Ukrainian forces have reportedly targeted oil refinery infrastructure at the port of Saint Petersburg overnight, extending Kyiv’s long‑range campaign into one of Russia’s most economically critical cities. Posts filed around 10:01 UTC on 4 July cite attacks on refinery facilities at the Saint Petersburg port and frame them as part of continued efforts “to paralyze Russia’s energy sector.” This aligns with broader assessments that Ukrainian strikes have disabled roughly 40–43% of Russia’s refining capacity in recent months.

While precise damage assessment is still emerging, the choice of target and location is strategically significant. Saint Petersburg is Russia’s primary Baltic gateway and a key node for refined products exports and some crude flows into Europe and beyond. An attack here is not just another hit on inland refineries; it directly threatens export‑facing infrastructure that underpins Moscow’s hard‑currency earnings and regional fuel supply patterns.
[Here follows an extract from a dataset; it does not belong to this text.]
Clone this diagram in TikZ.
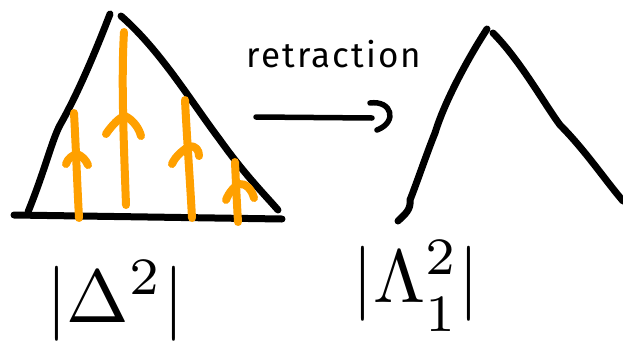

For Russian authorities and local populations, the immediate stakes are twofold: the physical risk to industrial workers and nearby communities, and the prospect of sustained disruptions to fuel logistics in northwest Russia. Even limited physical damage can prompt longer safety inspections, force partial shutdowns, and slow loadings at adjacent terminals. Any confirmation of serious damage would ripple quickly through local transport networks and regional power and heating fuel supply.

Militarily, striking Saint Petersburg demonstrates that Ukraine can consistently reach deep into Russian territory and threaten prestige and economic assets once considered relatively insulated. This expands the psychological and strategic pressure on the Kremlin, complicates Russian air‑defense planning across the northwest, and may force reallocation of air‑defense systems away from frontline zones to cover critical energy and port infrastructure. It also tests Russia’s red lines about attacks on its core economic heartland, raising the possibility of retaliatory escalation against Ukrainian energy, grid, or port facilities.

For markets, the focus will be on the degree of sustained impairment at the affected refinery or associated terminals. Any meaningful reduction in Russian Baltic refined product exports—especially diesel and fuel oil—would tighten European and global product balances, support higher crack spreads, and push traders to secure alternative supplies from the U.S. Gulf, Middle East, or Asia. Even if physical damage proves limited, the perception of higher risk to Russian ports will feed into marine insurance pricing, routing decisions in the Baltic, and discounting of Russian-origin barrels. The Russian ruble and local equities tied to energy and logistics may face headline pressure.

Over the next 24–48 hours, key watch points are: satellite and commercial imagery to confirm damage at specific facilities; statements from Russian energy officials or port authorities on operational status and loading schedules; any noticeable change in Baltic tanker traffic patterns; and indications of Russian retaliatory targeting of Ukrainian critical infrastructure. Traders should monitor crack spreads, Baltic and Black Sea freight and insurance premiums, and any signs that EU or G7 policymakers leverage this incident to revisit sanctions, caps, or enforcement on Russian energy flows.

**MARKET IMPACT ASSESSMENT:**
Elevated upside risk for Brent and European diesel as traders reassess durability of Russian refined product exports via Baltic ports; potential pressure on Russian crude differentials and RUB; supportive for gold as geopolitical risk hedge; marginally negative for European industrials exposed to fuel and freight costs.